En esos momentos de tanta dificultad, en los que no cabe cálculo electoralista posible ni tampoco consideraciones partidistas, la dramática soledad del gobernante sólo puede mitigarse, que no eliminarse, si es capaz de lograr el máximo consenso social y político sobre sus decisiones. Y eso sólo puede hacerlo mediante amplios pactos de estado con otras fuerzas políticas, ya sea concretadas en gobiernos de concentración o en grandes acuerdos transversales con los partidos de la oposición y con los agentes económicos y sociales. Es, además, la única forma de evitar que el propio gobernante salga debilitado de ese periodo de crisis, y de lograr que la sociedad pueda afrontar la recuperación sin excesivas divisiones políticas ni fracturas sociales irreversibles.
La historia nos da muchos ejemplos de ello (Churchill, De Gaulle, De Gaspieri…), si bien la de nuestro país no tantos, y así nos ha ido. Pero alguno especialmente significativo como el de los Pactos de La Moncloa propiciados por el presidente Adolfo Suárez para afianzar el frágil proceso de transición democrática y firmados el 25 de octubre de 1977 por los principales partidos del arco parlamentario y las grandes centrales sindicales.

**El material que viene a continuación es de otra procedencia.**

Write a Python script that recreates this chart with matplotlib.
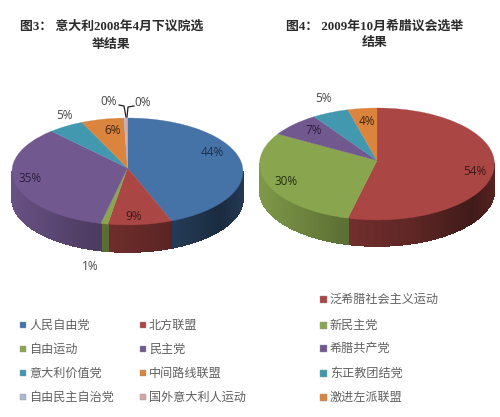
import numpy as np
import matplotlib
matplotlib.use("Agg")
import matplotlib.pyplot as plt
from matplotlib.patches import Rectangle, PathPatch
from matplotlib.path import Path

W, H = 500, 417
CJK = ['Noto Sans CJK SC', 'DejaVu Sans']
TITLE_FONT = ['Liberation Serif', 'Noto Sans CJK SC']
plt.rcParams['font.family'] = CJK

# data
parties_italy = ['人民自由党', '北方联盟', '自由运动', '民主党', '意大利价值党',
                 '中间路线联盟', '自由民主自治党', '国外意大利人运动']
values_italy = [44, 9, 1, 35, 5, 6, 0.25, 0.25]
labels_italy = ['44%', '9%', '1%', '35%', '5%', '6%', '0%', '0%']
colors_italy = ['#4572A7', '#AA4643', '#89A54E', '#71588F', '#4198AF', '#DB843D', '#A9B8D3', '#D5A5A4']

parties_greece = ['泛希腊社会主义运动', '新民主党', '希腊共产党', '东正教团结党', '激进左派联盟']
values_greece = [54, 30, 7, 5, 4]
labels_greece = ['54%', '30%', '7%', '5%', '4%']
colors_greece = ['#AA4643', '#89A54E', '#71588F', '#4198AF', '#DB843D']

fig = plt.figure(figsize=(W / 100, H / 100), dpi=100, facecolor='white')


def pie3d(cx, cy, rx, ry, depth, apex_up, values, colors):
    m = 1.15
    d = depth / ry
    left, right = cx - rx * m, cx + rx * m
    top, bottom = cy - ry * m, cy + ry * m + depth
    ax = fig.add_axes([left / W, 1 - bottom / H, (right - left) / W, (bottom - top) / H])
    fr = np.array(values, float) / sum(values)
    edges = np.concatenate([[0], np.cumsum(fr)]) * 2 * np.pi
    # side wall: clockwise angle from the top of the pie
    for a0, a1, c in zip(edges[:-1], edges[1:], colors):
        lo, hi = max(a0, np.pi / 2), min(a1, 1.5 * np.pi)
        if hi <= lo:
            continue
        steps = np.linspace(lo, hi, max(2, int((hi - lo) * 60)))
        rgb = np.array(matplotlib.colors.to_rgb(c))
        for s0, s1 in zip(steps[:-1], steps[1:]):
            x0, x1 = np.sin(s0), np.sin(s1)
            y0, y1 = np.cos(s0), np.cos(s1)
            f = np.interp((x0 + x1) / 2, [-1, -.3, .3, .8, 1], [.92, .68, .55, .38, .5])
            col = tuple(rgb * f)
            ax.fill([x0, x1, x1, x0], [y0, y1, y1 - d, y0 - d],
                    facecolor=col, edgecolor=col, lw=0.5, antialiased=False)
    wedges, _ = ax.pie(values, colors=colors, startangle=90, counterclock=False,
                       radius=1, center=(0, 0), wedgeprops={'linewidth': 0})
    # the apex sits above the ellipse centre, as in a perspective view
    for w in wedges:
        p = w.get_patch_transform().transform_path(w.get_path())
        v = p.vertices.copy()
        v[np.hypot(v[:, 0], v[:, 1]) < 1e-6, 1] += apex_up / ry
        face = w.get_facecolor()
        w.remove()
        ax.add_patch(PathPatch(Path(v, p.codes), facecolor=face, edgecolor=face, lw=0.2))
    ax.set_aspect('auto')
    ax.set_xlim(-m, m)
    ax.set_ylim(-m - d, m)
    ax.axis('off')
    return ax


pie3d(127.5, 171.5, 115.5, 53.5, 27, 3.5, values_italy, colors_italy)
pie3d(377, 164, 117.5, 56, 26, 3.5, values_greece, colors_greece)

# pixel-coordinate overlay for text, leaders and legends
ov = fig.add_axes([0, 0, 1, 1], zorder=5)
ov.set_xlim(0, W)
ov.set_ylim(H, 0)
ov.axis('off')
ov.patch.set_alpha(0)

TC = '#2b2b2b'
for s, x, y in [('图3： 意大利2008年4月下议院选', 112, 27), ('举结果', 111, 45),
                ('图4： 2009年10月希腊议会选举', 375, 26), ('结果', 375, 43)]:
    ov.text(x, y, s, ha='center', va='center', fontsize=9.3, fontweight='bold',
            family=TITLE_FONT, color=TC)

label_pos_italy = [(212, 153), (134, 216), (90, 266), (30, 178), (64, 115), (113, 131), (109, 101), (143, 102)]
label_col_italy = ['#1f2f4a', '#3a1a1a', '#444444', '#2a1d40', '#444444', '#3a2410', '#444444', '#444444']
for s, (x, y), c in zip(labels_italy, label_pos_italy, label_col_italy):
    ov.text(x, y, s, ha='center', va='center', fontsize=8.5, family='Open Sans', color=c)

label_pos_greece = [(475, 171), (286, 181), (314, 131), (323, 98), (367, 121)]
label_col_greece = ['#3a1a1a', '#24300f', '#2a1d40', '#444444', '#3a2410']
for s, (x, y), c in zip(labels_greece, label_pos_greece, label_col_greece):
    ov.text(x, y, s, ha='center', va='center', fontsize=8.5, family='Open Sans', color=c)

ov.plot([119, 124, 126], [105, 106, 117], color='#222222', lw=0.9)
ov.plot([134, 128, 127], [106, 107, 117], color='#222222', lw=0.9)


def legend_item(x, y, s, color, size=6):
    ov.add_patch(Rectangle((x, y - size / 2), size, size, facecolor=color,
                           edgecolor='#999999', lw=0.3))
    ov.text(x + size + 3, y, s, ha='left', va='center', fontsize=8.7, color='#606060')


rows = [325, 349, 373, 397]
for i, (s, c) in enumerate(zip(parties_italy, colors_italy)):
    x = 20 if i % 2 == 0 else 140
    legend_item(x, rows[i // 2], s, c)

rows_g = [299, 325, 348, 373, 397]
for y, s, c in zip(rows_g, parties_greece, colors_greece):
    legend_item(320, y, s, c, size=7)

fig.savefig('out.png', dpi=100)
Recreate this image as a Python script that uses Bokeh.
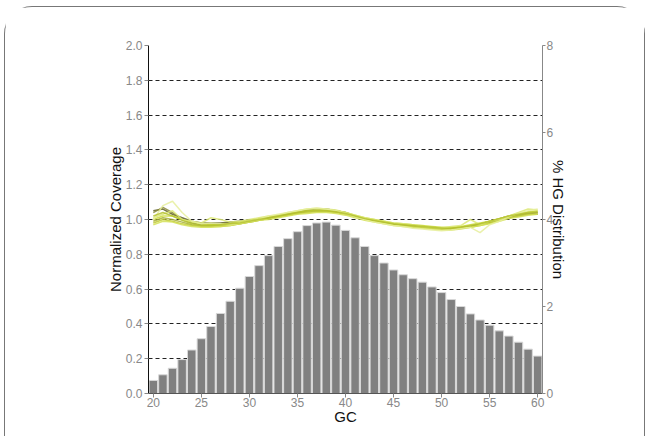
from bokeh.plotting import figure
from bokeh.models import Range1d, LinearAxis, FixedTicker, ColumnDataSource, PrintfTickFormatter
from bokeh.embed import file_html
from bokeh.resources import INLINE

gc = list(range(20, 61))

hg_dist = [0.30, 0.43, 0.58, 0.78, 1.00, 1.26, 1.54, 1.84, 2.12, 2.42, 2.69,
           2.94, 3.17, 3.38, 3.56, 3.72, 3.86, 3.92, 3.94, 3.87, 3.75, 3.58,
           3.38, 3.17, 3.00, 2.84, 2.73, 2.64, 2.56, 2.45, 2.32, 2.16, 2.00,
           1.83, 1.69, 1.57, 1.44, 1.32, 1.18, 1.02, 0.86]

cov1 = [1.05,1.06,1.03,1.01,0.99,0.98,0.98,0.98,0.985,0.99,0.995,1.0,1.01,1.02,1.03,1.04,1.05,1.06,1.06,1.05,1.04,1.02,1.005,0.995,0.985,0.975,0.97,0.965,0.96,0.955,0.95,0.95,0.955,0.96,0.97,0.985,1.0,1.01,1.02,1.03,1.03]
cov2 = [1.04,1.07,1.04,1.0,0.98,0.97,0.97,0.975,0.98,0.985,0.99,1.0,1.01,1.02,1.035,1.045,1.055,1.06,1.055,1.045,1.035,1.02,1.005,0.99,0.98,0.97,0.965,0.96,0.955,0.95,0.945,0.945,0.95,0.96,0.975,0.99,1.005,1.02,1.03,1.035,1.04]
cov3 = [0.99,1.01,1.0,0.985,0.97,0.965,0.965,0.965,0.97,0.975,0.985,0.995,1.005,1.015,1.025,1.035,1.045,1.05,1.05,1.045,1.035,1.02,1.005,0.995,0.985,0.975,0.97,0.965,0.96,0.955,0.95,0.95,0.955,0.96,0.97,0.98,0.995,1.01,1.025,1.035,1.04]
cov4 = [0.98,1.0,0.99,0.975,0.965,0.96,0.96,0.96,0.965,0.975,0.985,0.995,1.005,1.015,1.025,1.035,1.04,1.045,1.045,1.04,1.03,1.015,1.0,0.99,0.98,0.97,0.965,0.96,0.955,0.95,0.945,0.945,0.95,0.955,0.965,0.98,0.995,1.01,1.02,1.03,1.03]
cov5 = [1.0,1.02,1.02,1.0,0.985,0.975,0.97,0.97,0.975,0.985,0.995,1.005,1.015,1.025,1.035,1.045,1.05,1.055,1.055,1.05,1.04,1.025,1.01,1.0,0.99,0.98,0.975,0.97,0.965,0.96,0.955,0.955,0.96,0.97,0.98,0.99,1.005,1.02,1.035,1.045,1.05]
cov6 = [0.97,0.99,0.985,0.97,0.96,0.955,0.955,0.96,0.965,0.975,0.985,0.995,1.0,1.01,1.02,1.03,1.035,1.04,1.04,1.035,1.025,1.01,0.995,0.985,0.975,0.965,0.96,0.955,0.95,0.945,0.94,0.94,0.945,0.955,0.965,0.975,0.99,1.005,1.015,1.025,1.03]
cov7 = [1.01,1.03,1.05,1.0,0.99,0.98,1.01,1.0,0.985,0.99,1.0,1.01,1.02,1.025,1.04,1.05,1.06,1.065,1.06,1.055,1.04,1.025,1.01,1.0,0.99,0.98,0.975,0.97,0.96,0.955,0.95,0.96,0.965,1.0,0.97,0.99,1.0,1.02,1.04,1.06,1.055]
cov8 = [1.0,1.08,1.105,1.04,0.99,0.975,0.98,0.975,0.97,0.98,0.99,1.0,1.02,1.03,1.04,1.05,1.06,1.065,1.06,1.05,1.035,1.015,1.0,0.985,0.975,0.965,0.96,0.95,0.945,0.94,0.935,0.94,0.95,0.955,0.925,0.97,0.99,1.015,1.035,1.05,1.06]
cov9 = [1.02,1.04,1.02,0.995,0.975,0.965,0.965,0.97,0.975,0.98,0.99,1.0,1.01,1.02,1.03,1.04,1.05,1.05,1.05,1.045,1.035,1.02,1.005,0.995,0.985,0.975,0.97,0.965,0.96,0.955,0.95,0.95,0.955,0.965,0.975,0.99,1.005,1.02,1.03,1.04,1.045]

series = [cov1, cov2, cov3, cov4, cov5, cov6, cov7, cov8, cov9]
colors = ["#5f5f2a", "#8b8b3a", "#a8b03a", "#c0ca33", "#cddc39",
          "#d4e157", "#dce775", "#e6ee9c", "#b5c230"]

left_ticks = [0.0, 0.2, 0.4, 0.6, 0.8, 1.0, 1.2, 1.4, 1.6, 1.8, 2.0]
right_ticks = [0, 2, 4, 6, 8]
x_ticks = [20, 25, 30, 35, 40, 45, 50, 55, 60]

FONT = "Liberation Sans"

p = figure(width=641, height=430, output_backend="svg", toolbar_location=None,
           x_range=Range1d(19.5, 60.5), y_range=Range1d(0, 2.0),
           min_border_left=143, min_border_right=104, min_border_top=38,
           min_border_bottom=44)
p.extra_y_ranges = {"hg": Range1d(0, 8)}
p.outline_line_color = None
p.background_fill_color = "white"
p.border_fill_color = "white"
p.styles = {"border": "1px solid #777", "border-bottom": "none",
            "border-radius": "28px 28px 0 0",
            "box-sizing": "border-box", "margin-left": "4px",
            "margin-top": "6px"}

src = ColumnDataSource(dict(gc=gc, hg=hg_dist))
p.vbar(x="gc", top="hg", width=0.88, bottom=0, source=src,
       y_range_name="hg", fill_color="#808080", line_color="#d8d8d8",
       line_width=1)

for s, c in zip(series, colors):
    p.line(gc, s, line_color=c, line_width=1.5, line_alpha=0.85)

p.xgrid.visible = False
p.ygrid.ticker = FixedTicker(ticks=left_ticks)
p.ygrid.grid_line_color = "#222222"
p.ygrid.grid_line_dash = "4 3"
p.ygrid.grid_line_width = 1

# left axis
ya = p.yaxis[0]
ya.ticker = FixedTicker(ticks=left_ticks)
ya.formatter = PrintfTickFormatter(format="%.1f")
ya.axis_label = "Normalized Coverage"
ya.axis_label_text_font = FONT
ya.axis_label_text_font_size = "15px"
ya.axis_label_text_font_style = "normal"
ya.axis_label_text_color = "#111111"
ya.axis_label_standoff = -1
ya.major_label_text_font = FONT
ya.major_label_text_font_size = "12px"
ya.major_label_text_color = "#888888"
ya.axis_line_color = "#111111"
ya.major_tick_line_color = "#888888"
ya.major_tick_out = 4
ya.major_tick_in = 0
ya.minor_tick_line_color = None
ya.major_label_standoff = 2

# bottom axis
xa = p.xaxis[0]
xa.ticker = FixedTicker(ticks=x_ticks)
xa.axis_label = "GC"
xa.axis_label_text_font = FONT
xa.axis_label_text_font_size = "15px"
xa.axis_label_text_font_style = "normal"
xa.axis_label_text_color = "#111111"
xa.axis_label_standoff = -2
xa.major_label_text_font = FONT
xa.major_label_text_font_size = "12px"
xa.major_label_text_color = "#888888"
xa.axis_line_color = "#555555"
xa.major_tick_line_color = "#888888"
xa.major_tick_out = 4
xa.major_tick_in = 0
xa.minor_tick_line_color = None
xa.major_label_standoff = 0

# right axis
ra = LinearAxis(y_range_name="hg", ticker=FixedTicker(ticks=right_ticks))
ra.axis_label = "% HG Distribution"
ra.axis_label_text_font = FONT
ra.axis_label_text_font_size = "15px"
ra.axis_label_text_font_style = "normal"
ra.axis_label_text_color = "#111111"
ra.axis_label_standoff = -6
ra.major_label_text_font = FONT
ra.major_label_text_font_size = "12px"
ra.major_label_text_color = "#888888"
ra.axis_line_color = "#888888"
ra.major_tick_line_color = "#888888"
ra.major_tick_out = 3
ra.major_tick_in = 0
ra.minor_tick_line_color = None
ra.major_label_standoff = 1
p.add_layout(ra, "right")

open("out.html", "w").write(file_html(p, INLINE))
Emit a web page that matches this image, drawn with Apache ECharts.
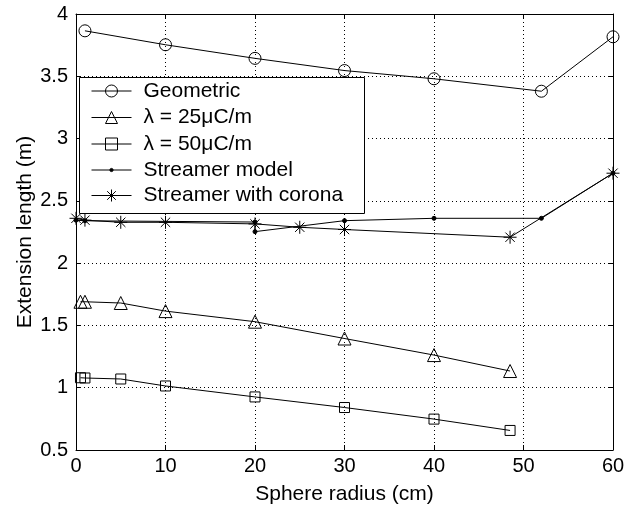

En estos días de emergencia sanitaria por la pandemia del coronavirus, cuando el gobierno ha tenido que decretar el estado de alarma y adoptar medidas excepcionales de extremada dureza, es un buen momento para reflexionar sobre la soledad del gobernante y sobre el único modo que tiene de mitigar sus efectos y asumir un liderazgo cooperativo. Más también para reflexionar sobre el sentido de Estado que debiera impregnar la vida política en situaciones tan difíciles como la de ahora, algo a lo que, por desgracia, estamos poco acostumbrados en España.